Jew-hatred is not a division withinthe working class, promoted by the rulers to pit one group of workers against another. It is not aimed at exacerbating competition for jobs among workers, in order to minimize resistance to exploitation. Under capitalism, such divisions fomented by the ruling class do form the material basis for racist discrimination and bigotry based on skin color, sex, immigration status, language, and more.
Virulent anti-Semitism is different both in its origins and in its purpose.
At times of sharp capitalist dislocation, insecure layers of the middle classes in town and country — facing loss of income, jobs, homes, farms, small businesses, and careers — look for someone to blame. They fear the abyss.

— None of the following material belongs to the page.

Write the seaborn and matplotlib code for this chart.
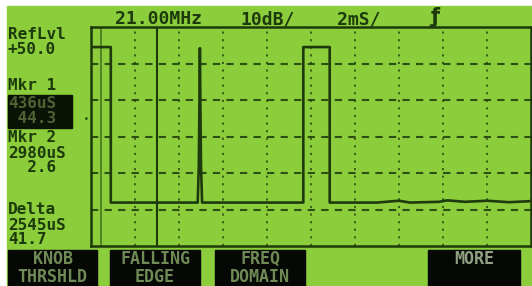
import matplotlib.pyplot as plt
import seaborn as sns
from matplotlib.patches import Rectangle

# Screen readout values
center_freq = "21.00MHz"
scale_db = "10dB/"
sweep_time = "2mS/"
ref_level_db = 50.0
db_per_div = 10
ms_per_div = 2
n_xdiv, n_ydiv = 10, 6

mkr1_ms, mkr1_db = 0.435, 44.3
mkr2_ms, mkr2_db = 2.98, 2.6
ref_block = "RefLvl\n+50.0"
mkr1_title = "Mkr 1"
mkr1_block = "436uS\n 44.3"
mkr2_block = "Mkr 2\n2980uS\n  2.6"
delta_block = "Delta\n2545uS\n41.7"
softkeys = ["KNOB\nTHRSHLD", "FALLING\nEDGE", "FREQ\nDOMAIN", None, "MORE\n "]

# Trace (time in ms, level in dB)
trace_ms = [0.0, 0.9, 0.9, 4.85, 4.9, 4.93, 4.95, 4.97, 5.0, 5.05, 9.65,
            9.65, 10.85, 10.85, 13.0, 14.0, 14.5, 15.8, 16.2, 17.0, 18.0,
            19.0, 20.0]
trace_db = [44.5, 44.5, 1.9, 1.9, 12.0, 30.0, 44.2, 30.0, 12.0, 1.9, 1.9,
            44.5, 44.5, 1.9, 1.9, 2.4, 1.9, 2.1, 2.5, 2.1, 2.4, 2.0, 2.3]

W, H = 532, 286
LCD = "#8bcd3b"
INK = "#1c3a0c"


def px(x, y):
    return x / W, 1 - y / H


sns.set_theme(style="white")
plt.rcParams["font.family"] = ["DejaVu Sans Mono", "DejaVu Sans"]

fig = plt.figure(figsize=(W / 100, H / 100), dpi=100, facecolor="white")
fig.add_artist(Rectangle((7 / W, 0), 1, 1 - 6 / H, transform=fig.transFigure,
                         color=LCD, zorder=0))

ax = fig.add_axes([91 / W, 40 / H, 440 / W, 219 / H])
ax.set_facecolor(LCD)
ax.set_xlim(0, n_xdiv * ms_per_div)
ax.set_ylim(ref_level_db - n_ydiv * db_per_div, ref_level_db)
ax.set_xticks([])
ax.set_yticks([])
for s in ax.spines.values():
    s.set_color(INK)
    s.set_linewidth(1.8)

# graticule
for i in range(1, n_xdiv):
    ax.axvline(i * ms_per_div, color=INK, lw=1.3, ls=(0, (1.2, 3.0)), alpha=0.8)
for j in range(1, n_ydiv):
    ax.axhline(ref_level_db - j * db_per_div, color=INK, lw=1.5,
               ls=(0, (3.5, 3.0)), alpha=0.85)

# markers
ax.axvline(mkr1_ms, color=INK, lw=1.3, alpha=0.55)
ax.axvline(mkr2_ms, color=INK, lw=1.5)

sns.lineplot(x=trace_ms, y=trace_db, ax=ax, sort=False, estimator=None,
             color=INK, lw=1.9)

# header
fig.text(*px(115, 19), center_freq, fontsize=13, color=INK, va="center",
         weight="bold")
fig.text(*px(240, 19), scale_db, fontsize=13, color=INK, va="center",
         weight="bold")
fig.text(*px(337, 19), sweep_time, fontsize=13, color=INK, va="center",
         weight="bold")
fig.text(*px(430, 17), "ƒ", fontsize=15, color=INK, va="center",
         family="DejaVu Sans", weight="bold")

# left readouts
fs = 11.5
ls = 1.0
left_kw = dict(fontsize=fs, va="center", weight="bold", linespacing=ls,
               zorder=2)
fig.text(*px(8, 42), ref_block, color=INK, **left_kw)
fig.text(*px(8, 86), mkr1_title, color=INK, **left_kw)
fig.add_artist(Rectangle((8 / W, 1 - 128 / H), 64 / W, 33 / H,
                         transform=fig.transFigure, color="#0b1206", zorder=1))
fig.text(*px(8, 111), mkr1_block, color="#4e6234", **left_kw)
fig.text(*px(8, 153), mkr2_block, color=INK, **left_kw)
fig.text(*px(8, 225), delta_block, color=INK, **left_kw)
fig.text(*px(86, 119), "•", fontsize=6, color=INK, va="center", ha="center")

# softkeys
boxes = [(8, 97), (110, 200), (215, 305), None, (428, 520)]
for key, box in zip(softkeys, boxes):
    if key is None:
        continue
    x0, x1 = box
    fig.add_artist(Rectangle((x0 / W, 0), (x1 - x0) / W, 36 / H,
                             transform=fig.transFigure, color="#050805",
                             zorder=1))
    col = "#93a183" if key.startswith("MORE") else "#6f8a55"
    fig.text(*px((x0 + x1) / 2, 268), key, fontsize=12, color=col,
             ha="center", va="center", multialignment="center",
             linespacing=1.0, zorder=2, weight="bold")

fig.savefig("out.png", dpi=100, facecolor=fig.get_facecolor())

They fear being thrown into the proletariat, down among the “deplorables,” who have nothing to sell or live on in a crisis but their less-and-less-often-purchased labor power.
With class-struggle leadership pointing the way in action, the working class and its organizations — by fighting decisively and winning victories that also benefit broad sections of small producers and proprietors — can divide such petty-bourgeois layers whose future proletarian condition looms before them. Many can be won to the revolutionary workers movement and its vanguard party, but only through the example of working-class struggle.
If class-collaborationist misleaders of the working class succeed in blocking such a revolutionary alternative, however, it is not only the labor movement that will be thrown back. Seeing the brutal reality that the current social order offers them nothing but more misery, millions in the petty bourgeoisie become open to an anticapitalism fueled by bitterness, resentment, prejudice, and hatred. So do some desperate and demoralized working people, especially those for whom the crush of debt slavery has become the main source of their exploitation by capital.
It is incorrect “to accuse big business of having brought about anti-Semitism,” Leon points out. Amid the turbulent economic and social crises of the 1920s and 1930s, as the capitalist rulers in Germany felt threatened by the prospect of proletarian revolution, “Big business only proceeded to make use of the elementary anti-Semitism of the petty-bourgeois masses,” Leon says. …
What is the root of the petty bourgeoisie’s “elementary anti-Semitism”? Where does the myth of “Jewish capitalism” come from?
Leon answers these questions by tracing the origins of modern Jew-hatred through the sweep of recorded history and class society. He takes us from antiquity, through feudalism, to the rise of capitalism with its creation of the modern working class, and then the opening of the death agony of capitalism and the imperialist world order it dominates. …
[U]sing extensive historical sources, Leon makes the case that for two millennia, from antiquity through the rise of industrial capitalism in the eighteenth and nineteenth centuries, Jews are “historically a social group with a specific economic function. They are a class, or more precisely, a people-class.” …
In the imperialist epoch, it is for these reasons that Jew-hatred originates in the petty bourgeoisie and both the ultraright and the radical left wings of bourgeois and middle-class anticapitalist politics. It is only when growing numbers among the ruling families no longer see another way to maintain their rule, however, that sections of them begin encouraging and financing initially small but violent fascist parties and their fighting units to attack workers’ picket lines, meetings, and social struggles. These layers of big business do so with the aim of smashing the trade unions and working-class political parties, in order to drown in blood every act of resistance to the disaster imposed on the toilers by capital.